Any pictures should be left out; please print exactly the lines between the line with "Give me the matplotlib source for this chart." and the line with "import matplotlib.patheffects as pe", inclusive.

Rows from a dataset of charts and code:
▶

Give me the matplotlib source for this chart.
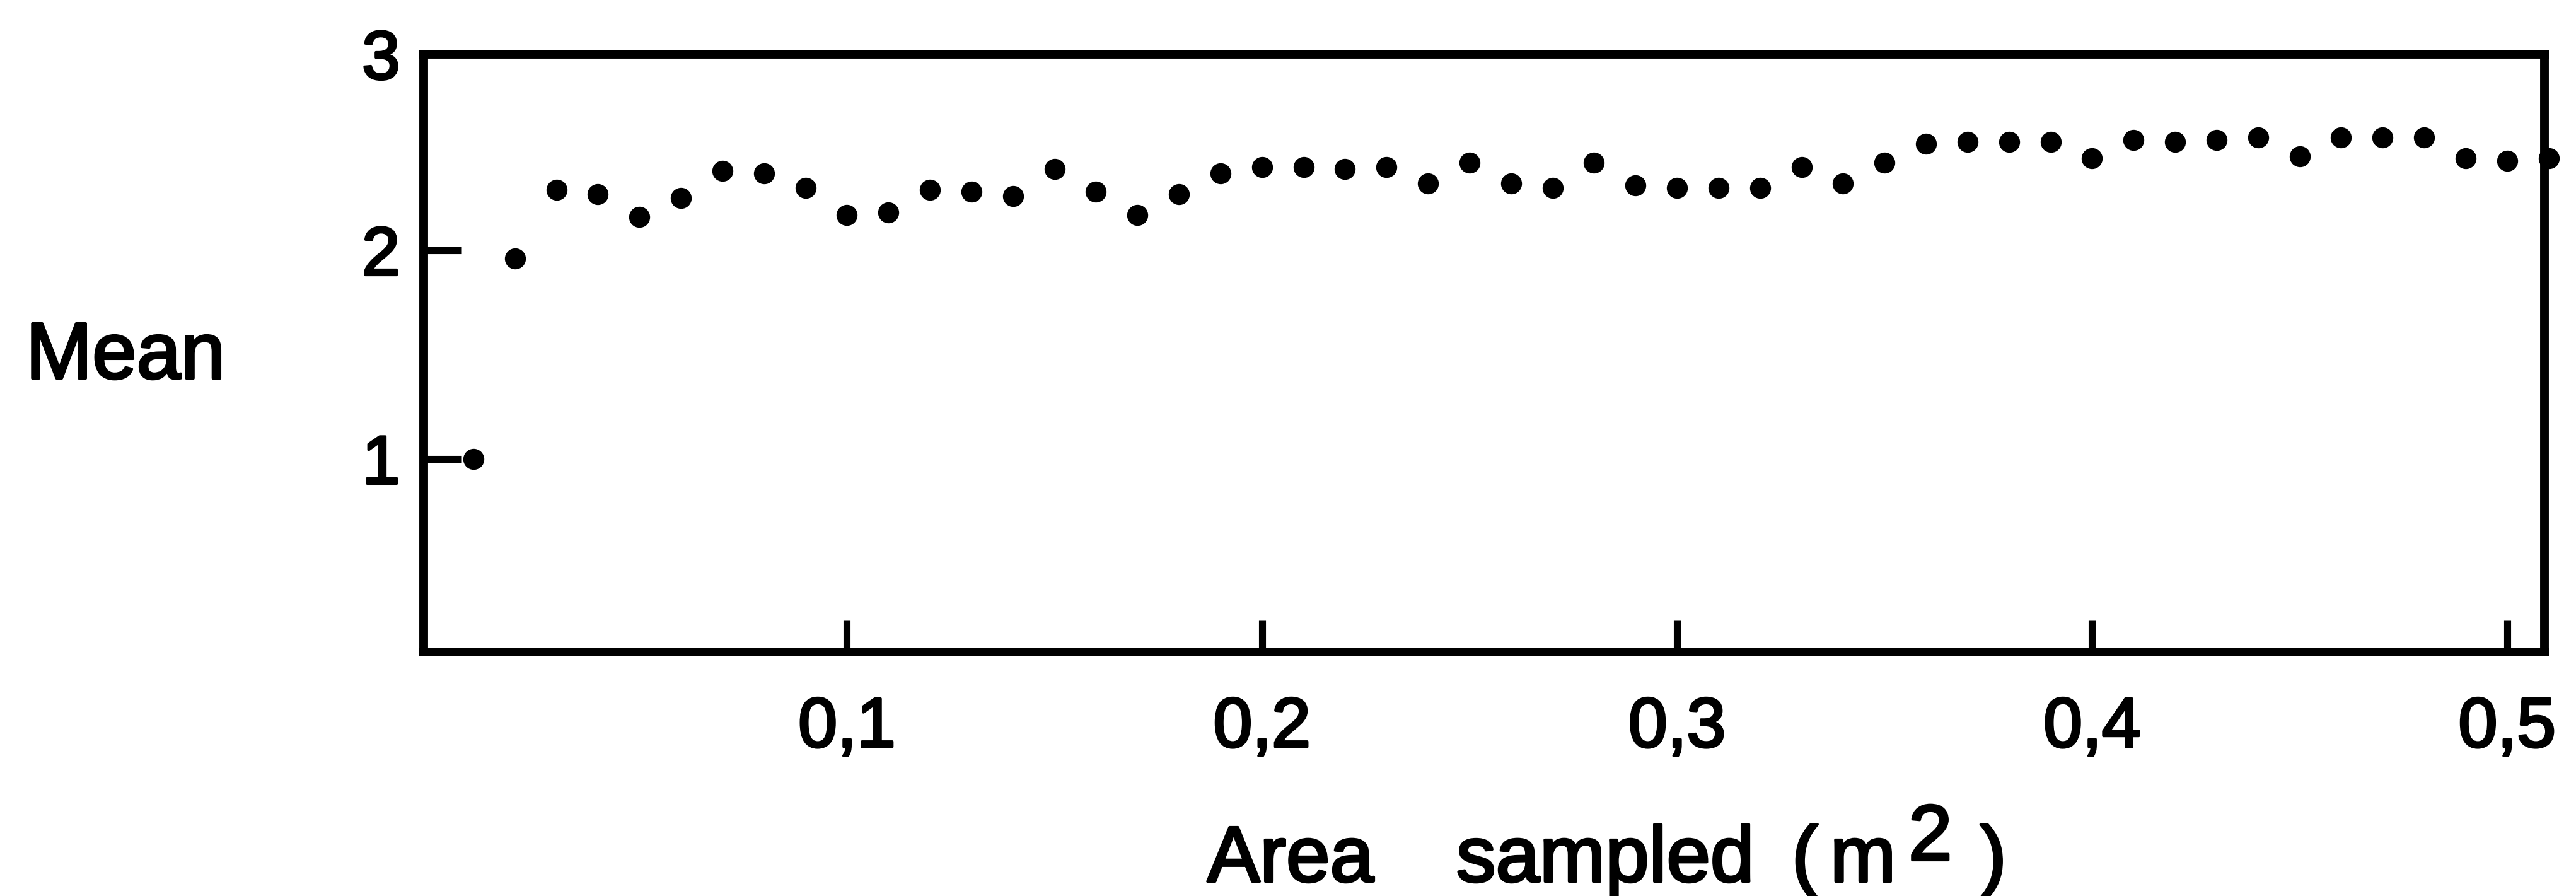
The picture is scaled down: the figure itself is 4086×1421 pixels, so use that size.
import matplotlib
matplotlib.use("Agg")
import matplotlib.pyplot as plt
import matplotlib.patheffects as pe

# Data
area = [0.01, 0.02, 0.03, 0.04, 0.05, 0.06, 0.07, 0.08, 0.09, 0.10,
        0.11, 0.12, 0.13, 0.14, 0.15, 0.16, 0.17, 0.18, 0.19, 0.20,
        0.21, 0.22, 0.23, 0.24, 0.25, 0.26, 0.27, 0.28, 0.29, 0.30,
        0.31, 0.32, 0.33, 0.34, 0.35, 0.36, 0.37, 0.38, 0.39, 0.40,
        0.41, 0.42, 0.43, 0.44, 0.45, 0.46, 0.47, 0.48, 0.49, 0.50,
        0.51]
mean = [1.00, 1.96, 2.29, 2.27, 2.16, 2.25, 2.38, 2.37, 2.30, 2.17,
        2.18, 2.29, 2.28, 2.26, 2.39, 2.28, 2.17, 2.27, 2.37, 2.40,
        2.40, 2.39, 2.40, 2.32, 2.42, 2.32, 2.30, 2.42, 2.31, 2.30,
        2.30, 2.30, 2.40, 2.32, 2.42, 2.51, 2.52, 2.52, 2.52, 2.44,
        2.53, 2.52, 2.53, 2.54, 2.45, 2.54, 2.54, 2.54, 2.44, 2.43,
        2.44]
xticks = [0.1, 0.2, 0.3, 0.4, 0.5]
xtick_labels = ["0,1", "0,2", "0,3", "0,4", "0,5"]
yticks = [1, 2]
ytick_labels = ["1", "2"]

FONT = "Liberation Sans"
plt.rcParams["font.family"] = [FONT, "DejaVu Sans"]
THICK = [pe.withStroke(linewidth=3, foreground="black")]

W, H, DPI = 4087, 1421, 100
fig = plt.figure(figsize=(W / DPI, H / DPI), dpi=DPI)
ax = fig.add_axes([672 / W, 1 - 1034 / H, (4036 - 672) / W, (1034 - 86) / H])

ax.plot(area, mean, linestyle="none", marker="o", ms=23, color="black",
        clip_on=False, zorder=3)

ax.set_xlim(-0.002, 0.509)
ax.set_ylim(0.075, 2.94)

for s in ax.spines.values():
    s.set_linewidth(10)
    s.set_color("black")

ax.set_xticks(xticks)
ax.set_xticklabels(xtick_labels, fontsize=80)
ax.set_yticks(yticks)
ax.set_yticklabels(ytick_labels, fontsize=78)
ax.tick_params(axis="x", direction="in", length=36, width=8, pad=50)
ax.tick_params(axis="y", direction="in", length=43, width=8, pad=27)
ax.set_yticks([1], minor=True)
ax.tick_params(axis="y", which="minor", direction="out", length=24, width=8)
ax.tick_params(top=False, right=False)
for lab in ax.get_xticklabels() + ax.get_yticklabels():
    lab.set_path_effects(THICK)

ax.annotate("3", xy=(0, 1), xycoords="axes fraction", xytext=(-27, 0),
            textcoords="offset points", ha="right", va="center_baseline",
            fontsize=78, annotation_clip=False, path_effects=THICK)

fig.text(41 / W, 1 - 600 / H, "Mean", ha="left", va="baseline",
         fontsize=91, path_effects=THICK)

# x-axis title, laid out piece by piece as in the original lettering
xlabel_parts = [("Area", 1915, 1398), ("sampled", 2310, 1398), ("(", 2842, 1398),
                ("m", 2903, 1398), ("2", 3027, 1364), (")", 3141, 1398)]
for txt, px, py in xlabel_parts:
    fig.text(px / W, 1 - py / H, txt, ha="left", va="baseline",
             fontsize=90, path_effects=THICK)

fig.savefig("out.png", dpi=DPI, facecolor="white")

◀
▶

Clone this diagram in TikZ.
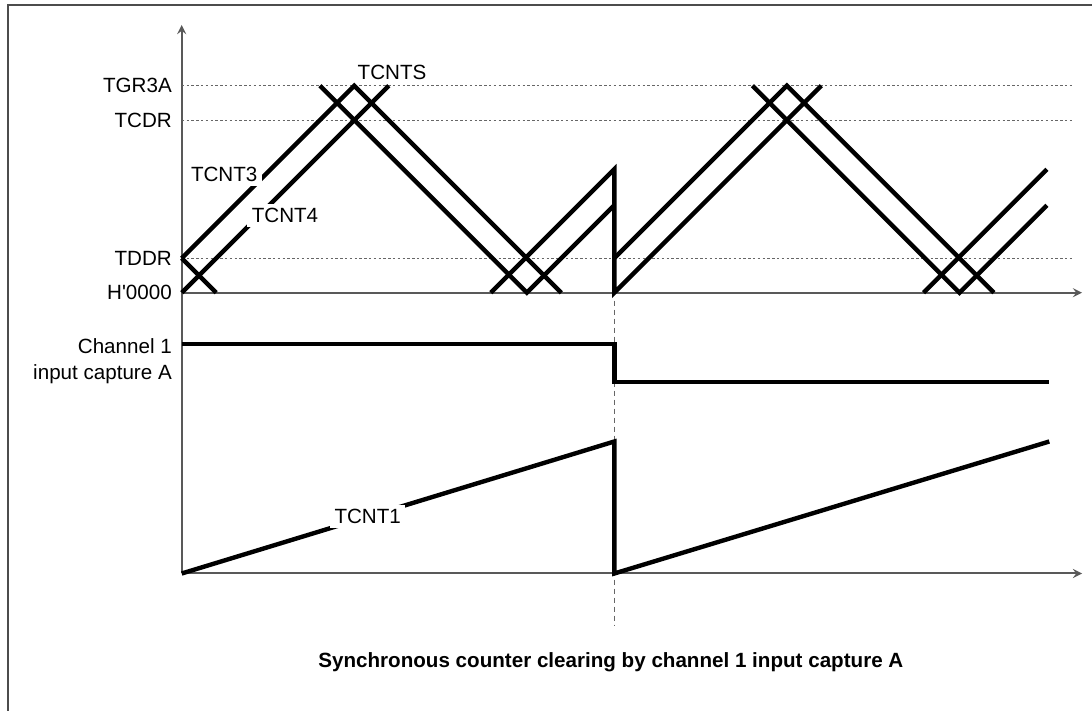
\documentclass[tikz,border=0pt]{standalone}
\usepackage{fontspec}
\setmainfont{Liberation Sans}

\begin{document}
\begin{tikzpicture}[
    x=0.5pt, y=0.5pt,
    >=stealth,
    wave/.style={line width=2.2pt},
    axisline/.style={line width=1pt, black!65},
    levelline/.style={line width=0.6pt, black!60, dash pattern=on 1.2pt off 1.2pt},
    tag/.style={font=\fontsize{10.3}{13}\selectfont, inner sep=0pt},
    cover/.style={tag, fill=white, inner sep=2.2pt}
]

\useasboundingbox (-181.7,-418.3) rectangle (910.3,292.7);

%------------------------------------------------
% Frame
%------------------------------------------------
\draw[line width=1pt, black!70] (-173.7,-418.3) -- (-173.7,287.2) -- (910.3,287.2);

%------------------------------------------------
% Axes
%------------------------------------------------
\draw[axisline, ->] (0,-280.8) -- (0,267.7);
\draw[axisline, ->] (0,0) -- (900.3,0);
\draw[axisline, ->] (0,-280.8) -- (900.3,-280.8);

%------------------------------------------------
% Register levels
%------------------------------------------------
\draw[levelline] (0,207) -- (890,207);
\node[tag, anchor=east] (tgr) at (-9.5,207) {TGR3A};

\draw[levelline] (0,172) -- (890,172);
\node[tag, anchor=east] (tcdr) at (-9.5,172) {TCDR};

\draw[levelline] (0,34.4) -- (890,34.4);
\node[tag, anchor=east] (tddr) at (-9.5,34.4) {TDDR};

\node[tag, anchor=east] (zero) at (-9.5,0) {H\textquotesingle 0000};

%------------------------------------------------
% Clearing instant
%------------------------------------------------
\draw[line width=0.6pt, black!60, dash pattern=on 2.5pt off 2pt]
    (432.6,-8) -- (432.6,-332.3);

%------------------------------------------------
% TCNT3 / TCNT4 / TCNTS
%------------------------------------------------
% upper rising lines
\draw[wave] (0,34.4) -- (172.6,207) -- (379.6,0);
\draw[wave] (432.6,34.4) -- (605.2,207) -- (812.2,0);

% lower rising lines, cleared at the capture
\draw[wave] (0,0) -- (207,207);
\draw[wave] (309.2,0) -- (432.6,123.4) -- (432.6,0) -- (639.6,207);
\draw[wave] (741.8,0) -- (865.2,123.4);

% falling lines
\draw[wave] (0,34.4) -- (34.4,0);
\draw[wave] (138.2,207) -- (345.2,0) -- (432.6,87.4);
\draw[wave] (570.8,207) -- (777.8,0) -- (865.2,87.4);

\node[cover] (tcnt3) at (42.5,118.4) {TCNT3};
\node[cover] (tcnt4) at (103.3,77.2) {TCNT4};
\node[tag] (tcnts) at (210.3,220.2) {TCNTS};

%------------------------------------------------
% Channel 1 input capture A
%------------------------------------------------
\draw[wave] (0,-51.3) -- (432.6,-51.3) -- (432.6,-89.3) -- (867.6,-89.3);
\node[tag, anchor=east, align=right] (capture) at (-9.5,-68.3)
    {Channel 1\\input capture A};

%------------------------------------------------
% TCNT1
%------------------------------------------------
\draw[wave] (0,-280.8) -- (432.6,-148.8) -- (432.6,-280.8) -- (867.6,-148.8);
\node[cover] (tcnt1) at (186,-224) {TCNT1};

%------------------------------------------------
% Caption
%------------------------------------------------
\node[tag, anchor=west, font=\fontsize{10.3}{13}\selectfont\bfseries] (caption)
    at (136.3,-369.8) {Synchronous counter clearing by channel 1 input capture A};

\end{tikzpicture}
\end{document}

◀
▶

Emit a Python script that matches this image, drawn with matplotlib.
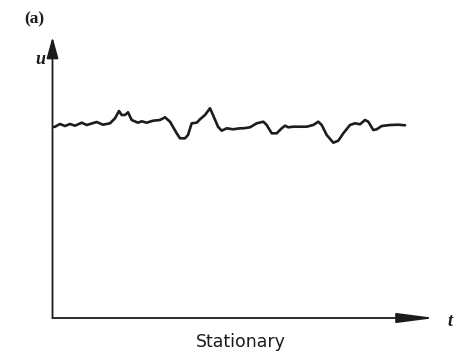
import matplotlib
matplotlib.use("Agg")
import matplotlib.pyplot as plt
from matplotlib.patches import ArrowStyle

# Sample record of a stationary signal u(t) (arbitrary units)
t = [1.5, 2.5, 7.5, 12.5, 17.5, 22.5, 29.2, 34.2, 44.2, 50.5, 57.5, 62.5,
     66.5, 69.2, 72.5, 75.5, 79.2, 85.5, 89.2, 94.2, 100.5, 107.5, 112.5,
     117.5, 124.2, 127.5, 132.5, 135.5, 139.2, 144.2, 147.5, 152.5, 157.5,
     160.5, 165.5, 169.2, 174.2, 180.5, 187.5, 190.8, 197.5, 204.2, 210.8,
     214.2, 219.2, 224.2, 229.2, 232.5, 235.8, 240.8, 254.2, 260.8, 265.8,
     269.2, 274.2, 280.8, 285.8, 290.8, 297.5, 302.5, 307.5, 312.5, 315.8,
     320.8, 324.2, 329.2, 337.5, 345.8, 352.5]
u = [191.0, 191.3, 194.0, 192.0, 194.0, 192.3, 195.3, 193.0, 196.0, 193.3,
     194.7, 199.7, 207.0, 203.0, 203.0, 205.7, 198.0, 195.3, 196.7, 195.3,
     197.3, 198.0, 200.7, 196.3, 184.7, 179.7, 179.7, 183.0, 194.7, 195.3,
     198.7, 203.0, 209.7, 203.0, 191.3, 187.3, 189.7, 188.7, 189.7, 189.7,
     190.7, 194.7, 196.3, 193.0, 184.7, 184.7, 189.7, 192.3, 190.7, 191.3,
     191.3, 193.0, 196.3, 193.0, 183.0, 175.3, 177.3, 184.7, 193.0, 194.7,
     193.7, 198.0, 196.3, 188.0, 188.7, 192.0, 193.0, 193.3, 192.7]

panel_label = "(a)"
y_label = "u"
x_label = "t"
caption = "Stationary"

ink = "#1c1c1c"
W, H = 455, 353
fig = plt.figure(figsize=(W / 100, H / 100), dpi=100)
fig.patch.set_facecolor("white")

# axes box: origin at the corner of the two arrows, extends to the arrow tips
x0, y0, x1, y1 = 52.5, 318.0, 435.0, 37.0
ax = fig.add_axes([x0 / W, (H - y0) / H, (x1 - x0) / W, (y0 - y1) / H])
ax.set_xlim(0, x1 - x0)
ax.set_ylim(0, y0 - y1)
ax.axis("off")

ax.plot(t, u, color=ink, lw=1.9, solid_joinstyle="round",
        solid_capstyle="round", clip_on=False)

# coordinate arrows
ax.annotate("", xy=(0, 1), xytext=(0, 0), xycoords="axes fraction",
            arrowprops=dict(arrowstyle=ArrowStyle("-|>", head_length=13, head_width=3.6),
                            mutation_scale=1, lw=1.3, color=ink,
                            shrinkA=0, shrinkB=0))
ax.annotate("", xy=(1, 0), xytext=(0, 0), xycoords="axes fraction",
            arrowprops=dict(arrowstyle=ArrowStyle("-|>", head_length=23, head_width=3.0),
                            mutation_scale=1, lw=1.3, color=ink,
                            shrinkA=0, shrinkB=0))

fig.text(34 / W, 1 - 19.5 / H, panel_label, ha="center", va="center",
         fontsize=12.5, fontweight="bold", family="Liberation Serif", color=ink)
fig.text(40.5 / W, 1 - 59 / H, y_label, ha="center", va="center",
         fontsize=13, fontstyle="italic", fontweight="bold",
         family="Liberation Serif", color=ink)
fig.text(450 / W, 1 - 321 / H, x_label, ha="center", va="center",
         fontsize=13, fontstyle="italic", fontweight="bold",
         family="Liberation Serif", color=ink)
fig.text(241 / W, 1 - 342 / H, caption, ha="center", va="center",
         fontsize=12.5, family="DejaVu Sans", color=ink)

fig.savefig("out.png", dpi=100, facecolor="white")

◀

Answer:
Give me the matplotlib source for this chart.
The picture is scaled down: the figure itself is 4086×1421 pixels, so use that size.
import matplotlib
matplotlib.use("Agg")
import matplotlib.pyplot as plt
import matplotlib.patheffects as pe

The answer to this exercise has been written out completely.